##### RECORDED DATA #####

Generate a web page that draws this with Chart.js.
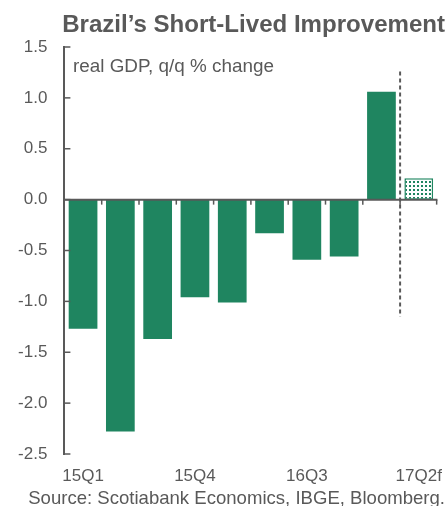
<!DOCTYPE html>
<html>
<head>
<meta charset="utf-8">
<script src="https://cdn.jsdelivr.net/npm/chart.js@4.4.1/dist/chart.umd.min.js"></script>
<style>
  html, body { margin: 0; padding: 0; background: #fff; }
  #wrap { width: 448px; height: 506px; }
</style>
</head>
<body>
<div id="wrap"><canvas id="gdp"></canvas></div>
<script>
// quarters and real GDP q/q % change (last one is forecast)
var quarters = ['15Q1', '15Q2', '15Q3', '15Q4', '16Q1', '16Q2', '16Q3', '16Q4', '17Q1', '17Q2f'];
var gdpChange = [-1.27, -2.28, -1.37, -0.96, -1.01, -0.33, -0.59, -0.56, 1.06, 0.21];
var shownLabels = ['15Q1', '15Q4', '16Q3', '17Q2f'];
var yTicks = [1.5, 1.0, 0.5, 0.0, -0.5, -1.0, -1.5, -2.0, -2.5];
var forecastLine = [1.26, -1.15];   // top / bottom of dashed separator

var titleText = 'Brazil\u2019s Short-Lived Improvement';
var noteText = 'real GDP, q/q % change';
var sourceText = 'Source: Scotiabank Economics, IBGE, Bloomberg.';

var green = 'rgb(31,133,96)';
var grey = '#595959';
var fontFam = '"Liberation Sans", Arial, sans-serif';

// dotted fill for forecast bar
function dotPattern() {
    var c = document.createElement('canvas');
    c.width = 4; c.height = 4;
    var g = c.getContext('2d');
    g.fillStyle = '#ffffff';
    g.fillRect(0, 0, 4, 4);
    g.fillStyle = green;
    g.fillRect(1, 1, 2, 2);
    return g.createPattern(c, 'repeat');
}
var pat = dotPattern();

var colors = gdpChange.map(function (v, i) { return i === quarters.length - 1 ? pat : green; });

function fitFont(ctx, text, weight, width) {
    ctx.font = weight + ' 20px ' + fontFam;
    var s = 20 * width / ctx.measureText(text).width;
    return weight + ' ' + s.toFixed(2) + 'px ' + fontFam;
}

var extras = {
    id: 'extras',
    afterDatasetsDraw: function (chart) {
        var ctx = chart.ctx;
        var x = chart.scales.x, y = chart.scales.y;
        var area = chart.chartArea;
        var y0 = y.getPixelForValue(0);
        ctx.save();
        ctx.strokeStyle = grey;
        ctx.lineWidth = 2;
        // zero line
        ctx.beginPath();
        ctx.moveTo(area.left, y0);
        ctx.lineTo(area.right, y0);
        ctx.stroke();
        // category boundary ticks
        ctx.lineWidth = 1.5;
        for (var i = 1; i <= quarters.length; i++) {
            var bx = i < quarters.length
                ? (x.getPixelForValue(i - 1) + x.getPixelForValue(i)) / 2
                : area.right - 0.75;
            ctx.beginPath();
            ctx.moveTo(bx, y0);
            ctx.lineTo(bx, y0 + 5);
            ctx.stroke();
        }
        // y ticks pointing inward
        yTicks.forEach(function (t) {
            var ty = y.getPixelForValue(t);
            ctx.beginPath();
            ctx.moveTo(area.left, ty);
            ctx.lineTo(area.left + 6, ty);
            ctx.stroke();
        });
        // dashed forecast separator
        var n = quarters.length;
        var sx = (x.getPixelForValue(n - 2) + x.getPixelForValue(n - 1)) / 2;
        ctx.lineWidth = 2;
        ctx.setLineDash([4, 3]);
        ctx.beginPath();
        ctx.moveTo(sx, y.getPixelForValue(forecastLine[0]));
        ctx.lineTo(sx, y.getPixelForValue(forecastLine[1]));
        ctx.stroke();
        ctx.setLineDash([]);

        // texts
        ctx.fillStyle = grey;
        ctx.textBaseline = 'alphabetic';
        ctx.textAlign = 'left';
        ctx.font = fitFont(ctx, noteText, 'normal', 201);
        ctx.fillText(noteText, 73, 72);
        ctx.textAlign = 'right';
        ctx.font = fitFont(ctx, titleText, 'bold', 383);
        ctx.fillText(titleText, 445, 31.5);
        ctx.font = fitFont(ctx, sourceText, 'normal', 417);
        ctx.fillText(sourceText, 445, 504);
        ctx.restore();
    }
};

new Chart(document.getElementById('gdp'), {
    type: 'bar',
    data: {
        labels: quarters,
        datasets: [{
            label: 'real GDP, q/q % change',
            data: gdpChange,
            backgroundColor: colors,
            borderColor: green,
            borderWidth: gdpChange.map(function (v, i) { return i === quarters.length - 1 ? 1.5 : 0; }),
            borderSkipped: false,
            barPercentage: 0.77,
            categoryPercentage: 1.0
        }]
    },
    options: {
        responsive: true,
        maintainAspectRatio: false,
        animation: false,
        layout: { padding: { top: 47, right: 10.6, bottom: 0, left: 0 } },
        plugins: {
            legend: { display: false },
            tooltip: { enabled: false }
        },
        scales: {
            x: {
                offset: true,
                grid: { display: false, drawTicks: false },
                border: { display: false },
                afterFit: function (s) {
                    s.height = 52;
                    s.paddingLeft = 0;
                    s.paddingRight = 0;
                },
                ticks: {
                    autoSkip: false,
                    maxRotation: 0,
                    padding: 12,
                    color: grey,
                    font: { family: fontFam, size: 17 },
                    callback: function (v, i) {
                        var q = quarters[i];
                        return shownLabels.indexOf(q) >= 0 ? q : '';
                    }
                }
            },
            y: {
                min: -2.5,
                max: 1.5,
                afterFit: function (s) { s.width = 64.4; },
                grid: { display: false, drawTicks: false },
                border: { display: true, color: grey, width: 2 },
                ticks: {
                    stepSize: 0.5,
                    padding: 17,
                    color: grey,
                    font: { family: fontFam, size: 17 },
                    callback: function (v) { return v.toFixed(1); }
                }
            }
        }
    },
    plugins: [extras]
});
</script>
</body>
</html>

#####

STATED EXERCISE: Leave out the pictures and restate, word for word, the lines from the top of the data through the line containing "var forecastLine = [1.26, -1.15];", both included.

TASK RESPONSE:
Generate a web page that draws this with Chart.js.
<!DOCTYPE html>
<html>
<head>
<meta charset="utf-8">
<script src="https://cdn.jsdelivr.net/npm/chart.js@4.4.1/dist/chart.umd.min.js"></script>
<style>
  html, body { margin: 0; padding: 0; background: #fff; }
  #wrap { width: 448px; height: 506px; }
</style>
</head>
<body>
<div id="wrap"><canvas id="gdp"></canvas></div>
<script>
// quarters and real GDP q/q % change (last one is forecast)
var quarters = ['15Q1', '15Q2', '15Q3', '15Q4', '16Q1', '16Q2', '16Q3', '16Q4', '17Q1', '17Q2f'];
var gdpChange = [-1.27, -2.28, -1.37, -0.96, -1.01, -0.33, -0.59, -0.56, 1.06, 0.21];
var shownLabels = ['15Q1', '15Q4', '16Q3', '17Q2f'];
var yTicks = [1.5, 1.0, 0.5, 0.0, -0.5, -1.0, -1.5, -2.0, -2.5];
var forecastLine = [1.26, -1.15];   // top / bottom of dashed separator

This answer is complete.